Ürdün’deki Gelişmeler
Büyük Ortadoğu Projesi bağlamında ABD’nin bölgedeki müttefiklerinden olan Ürdün’de başlatılan demokratik açılımlar, Suudi Arabistan’dan daha fazla. 2007’de hem parlamentonun alt kanadı olan Temsilciler Meclisi hem de yerel yönetimler için seçimler yapıldı. Yerel seçimlere katılımın az olması, yabancı gözlemciler tarafından halkın sisteme olan güvensizliği şeklinde yorumlandı. Ülkedeki en güçlü muhalefet olan İslami Hareket Partisi de seçimlerin yapılışında şaibeler olduğunu iddia ederek pek çok adayını geri çekti. Temsilciler Meclisi’nin 110 sandalyesi için yapılan genel seçimlerde de kraliyet ailesine yakın gruplar üstün çıktı; İslami Hareket Partisi ise sadece 6 sandalye kazanabildi.
Demokratikleşme ve kadın hakları konusunda da önemli bazı somut adımlar atıldı. 2007’de ülkede ilk kez bir kadın, hükümetten izin alarak “Ürdün Ulusal Partisi” isimli bir siyasi parti kurdu ve kadınlara belediye meclislerinde %20 oranında temsil edilme garantisi veren bir yasa yürürlüğe girdi. Ayrıca Temmuz 2007’de yapılan yerel seçimlerde yirmi kadın meclis üyeliğine, bir kadın da belediye başkanlığına seçildi. Kasım ayında kurulan kabinede ise dört kadın bakan görev aldı.
Ürdün’ün bir diğer önemli sorunu da Iraklı mülteciler ile nüfusun yaklaşık yarısını teşkil eden ve Ürdün vatandaşlığına sahip olan Filistinliler. Genellikle siyasi açıdan daha aktif bir kitle olan mülteciler, ülkenin siyasal rejiminin değişmesi yönünde etkili bir unsur olarak ön plana çıkıyor.
 
Öncelikli Sorun Demokratikleşme mi, Kurumsallaşma mı?

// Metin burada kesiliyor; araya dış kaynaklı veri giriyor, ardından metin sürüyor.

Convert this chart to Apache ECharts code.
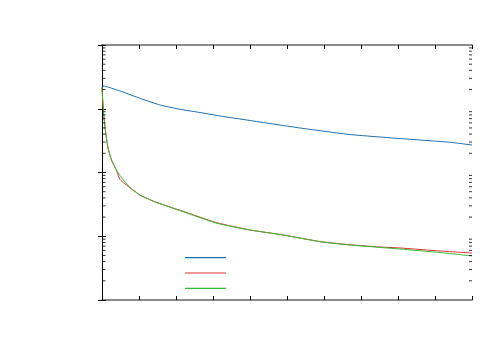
<!DOCTYPE html>
<html><head><meta charset="utf-8">
<script src="https://cdn.jsdelivr.net/npm/echarts@6/dist/echarts.min.js"></script>
<style>html,body{margin:0;padding:0;background:#fff}#c{width:500px;height:350px}</style>
</head><body><div id="c"></div>
<script>
var seriesNames = ['s1', 's2', 's3'];
var blueX = [0, 0.035, 0.486, 1.027, 1.568, 2.108, 2.649, 3.189, 4.0, 5.351, 6.703, 8.054, 9.405, 10];
var blueY = [0.2116, 0.2275, 0.1899, 0.1458, 0.1145, 0.098, 0.0873, 0.077, 0.0654, 0.0499, 0.0394, 0.0341, 0.0298, 0.027];
var greenX = [0, 0.019, 0.054, 0.108, 0.162, 0.257, 0.397, 0.532, 0.757, 1.027, 1.424, 2.189, 3.1, 4.0, 4.892, 5.892, 6.703, 8.054, 9.135, 10];
var greenY = [0.2116, 0.1372, 0.0716, 0.0387, 0.02423, 0.0157, 0.01075, 0.0082, 0.00582, 0.00444, 0.00348, 0.00243, 0.0016, 0.001253, 0.001046, 0.000821, 0.000729, 0.000631, 0.000556, 0.00049];
var redX = [0, 0.019, 0.054, 0.108, 0.162, 0.257, 0.397, 0.486, 0.757, 0.892, 1.027, 1.424, 2.189, 3.1, 4.0, 4.892, 5.892, 6.703, 7.514, 8.054, 9.135, 10];
var redY = [0.2116, 0.1372, 0.0716, 0.0387, 0.02423, 0.0157, 0.0106, 0.00777, 0.00575, 0.00504, 0.0044, 0.00348, 0.00246, 0.00163, 0.001253, 0.00105, 0.000825, 0.000735, 0.000678, 0.000655, 0.000587, 0.000546];
var minorTickValues = [];
[0.0001, 0.001, 0.01, 0.1].forEach(function (d) {
  for (var k = 2; k <= 9; k++) minorTickValues.push(+(k * d).toPrecision(3));
});
function zip(a, b) { return a.map(function (v, i) { return [v, b[i]]; }); }
var axisBase = {
  axisLabel: { show: false }, splitLine: { show: false },
  axisTick: { inside: true, length: 4, lineStyle: { color: '#000' } }
};
function minorSeries(xVal, offset) {
  return { type: 'scatter', silent: true, clip: false, z: 5, symbol: 'rect',
    symbolSize: [3, 1], symbolOffset: [offset, 0], itemStyle: { color: '#000' },
    data: minorTickValues.map(function (v) { return [xVal, v]; }) };
}
function lineSeries(i, xs, ys, color) {
  return { name: seriesNames[i], type: 'line', data: zip(xs, ys), symbol: 'none', smooth: 0.15,
    lineStyle: { color: color, width: 1 }, itemStyle: { color: color } };
}
var chart = echarts.init(document.getElementById('c'));
chart.setOption({
  animation: false,
  grid: { left: 102, right: 28, top: 45, bottom: 50 },
  legend: {
    orient: 'vertical', left: 185, top: 257, padding: 0, icon: 'rect',
    itemWidth: 41, itemHeight: 1.2, itemGap: 14.2,
    textStyle: { fontSize: 1, lineHeight: 1 },
    formatter: function () { return ''; }, data: seriesNames
  },
  xAxis: [
    Object.assign({ type: 'value', min: 0, max: 10, interval: 1, position: 'bottom',
      axisLine: { lineStyle: { color: '#666', width: 1.5 } } }, axisBase),
    Object.assign({ type: 'value', min: 0, max: 10, interval: 1, position: 'top',
      axisLine: { lineStyle: { color: '#666', width: 1.5 } } }, axisBase)
  ],
  yAxis: [
    Object.assign({ type: 'log', logBase: 10, min: 0.0001, max: 1, position: 'left',
      axisLine: { show: true, lineStyle: { color: '#000', width: 1 } } }, axisBase),
    Object.assign({ type: 'log', logBase: 10, min: 0.0001, max: 1, position: 'right',
      axisLine: { show: true, lineStyle: { color: '#000', width: 1 } } }, axisBase)
  ],
  series: [
    minorSeries(0.001, 2),
    minorSeries(10, -1.5),
    lineSeries(0, blueX, blueY, '#1f6fb4'),
    lineSeries(1, redX, redY, '#e03232'),
    lineSeries(2, greenX, greenY, '#33bb33')
  ]
});
</script></body></html>
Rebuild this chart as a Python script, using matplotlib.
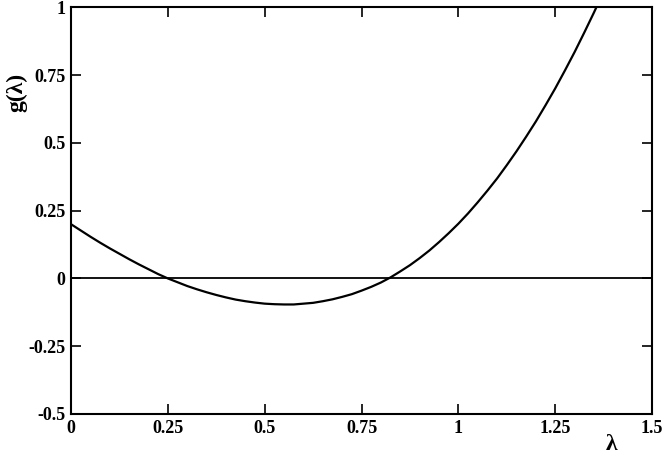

Batılı ülkelerin hem kendilerine yakın duran Suudi Arabistan ve Ürdün yönetimleriyle çalışmak istemeleri hem de bu yönetimlerin iktidarını sınırlayacak ve hatta değiştirecek olan demokratikleşme yönündeki baskıları ciddi bir ikilem oluşturuyor. Zira Batı tarafından empoze edilen demokrasi ve halkın kendi kaderini tayin hakkının sandıktan yerli, milliyetçi, dindar ve Batı karşıtı gruplar çıkarması muhtemel. Ayrıca her iki ülke halkının bilinç düzeyinin ve bağımsız haber kaynaklarının artması, hükümet politikalarına yönelik muhalefetin sertleşmesine yol açıyor.
ABD başta olmak üzere Batılı ülkelerin desteğini almaya devam eden monarşilerin başında gelen Suudi Arabistan ile Ürdün’de son yıllarda esen “demokrasi” rüzgarlarına ve reformlara rağmen, bu ülkelerdeki “demokratikleşme” süreci ve muhalefet güçleri, krallık yönetimlerinin belirlediği sınırlar içerisinde kalmaya devam ediyor. Bu bağlamda oluşturulan “demokratik” kurumlar, yetkilerini, yönetimlerin müsaade ettiği nispette kullanabiliyor. Suudi Arabistan ve Ürdün’de son zamanlarda yapılan reformlar bu anlamda hem yetersiz hem de etkisiz; demokrasi anlayışının yerleşmesi için çok daha radikal adımlara ve zamana ihtiyaç var.
Gelinen noktada bu ülkelerde önce bir devlet geleneğinin oluşturulması, ardında da başlatılan demokratikleşme sürecinin desteklenmesi gerekiyor. Çünkü Suudi Arabistan ile Ürdün gibi ülkeler için öncelikli sorun demokratikleşme değil, kurumsallaşma. Bu ülkeler, yönetimlerini sürdürebilmek için demokratikleşmeden önce şahsi ve keyfî siyaset uygulamalarının önüne geçmek, kurumları etkin kılmak ve bir devlet geleneği oluşturmak zorundalar. Kurumların güç kazanması, ülkedeki keyfî uygulamaların azalması ve devlet geleneğinin tesis edilmesine yardımcı olacak bir siyasi kültürün geliştirilmesinin ön koşulu.